Could you please describe yourself in a few sentences?
My name is Philip McDonald. I work here at the University of Westminster. I came from Ireland originally and came over to London to find work and train as an accountant. I am qualified ACCA – that’s the Association of Chartered Certified Accountants – and after gaining experience in practice, banking, commerce, I moved into education and I’ve now been working as a lecturer for the past twenty years: ten of those at the University of Westminster.
Which area of academia are you most passionate about and why?
The main areas that I teach are management accounting and corporate finance/financial strategy. I like management accounting as opposed to financial accounting, not that I’m putting down the financial accountants, but I think that management accounting is much more interesting from the point of view you’re helping to inform decision-making and it is the decisions made that will result in the profits that are reported by the financial accountant. Then on the other side of things you’ve got to have any decisions that are going to be taken on finance somehow so the other area as I say is corporate finance and that looks at all the different ways that you can finance projects for instance. One of things I really like is economics as well and economics feeds into both areas and I’d put it like this: that it’s a jigsaw and you need all the different parts of the jigsaw to make sense, to get the overall picture.
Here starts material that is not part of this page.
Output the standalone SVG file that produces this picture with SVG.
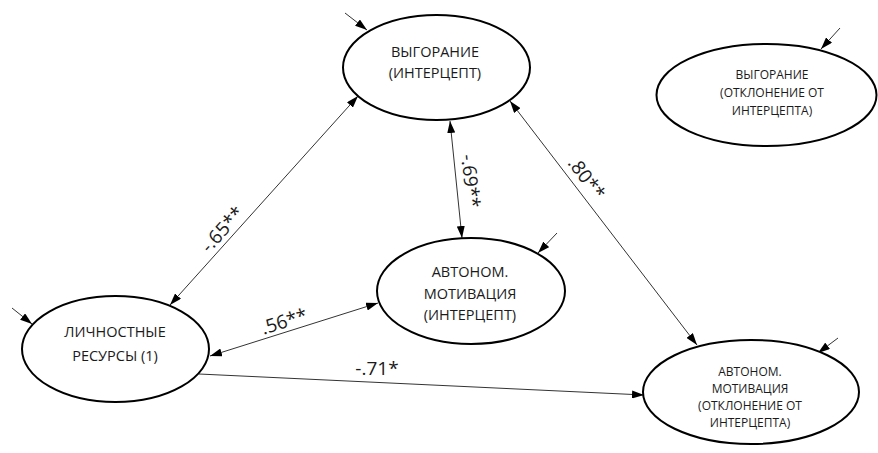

And the two might not seem to be related initially – management accounting and corporate finance – but essentially they’re very interlinked.
Can you please tell us a bit about your course?
The Finance and Accounting MSc was developed about ten years ago, using my experience form the world of accounting to bring together the skills that are required by a professional accountant, but also with using what already existed in the university, which were the skills of how to become a financial professional. We combined these two skill areas to form the MSc, Finance and Accounting course. Students who do this course will be able to claim exemptions from all the accountancy bodies. However we have a special link with the ACCA and students who decide to go down the ACCA path will automatically, on graduation, be able to claim seven exemptions from the ACCA exams. In London we are the only university that offer that number of exemptions after one year of study. Our nearest competitor, the London School of Economics, allows its students to claim four exemptions. Separately, we have a comparable arrangement with the Chartered Institute of Management Accountants (CIMA) route. If you follow this path you will have the opportunity of doing a “Gateway” exam. The successful completion of this exam will allow you to claim 12 exemptions from CIMA professional examinations.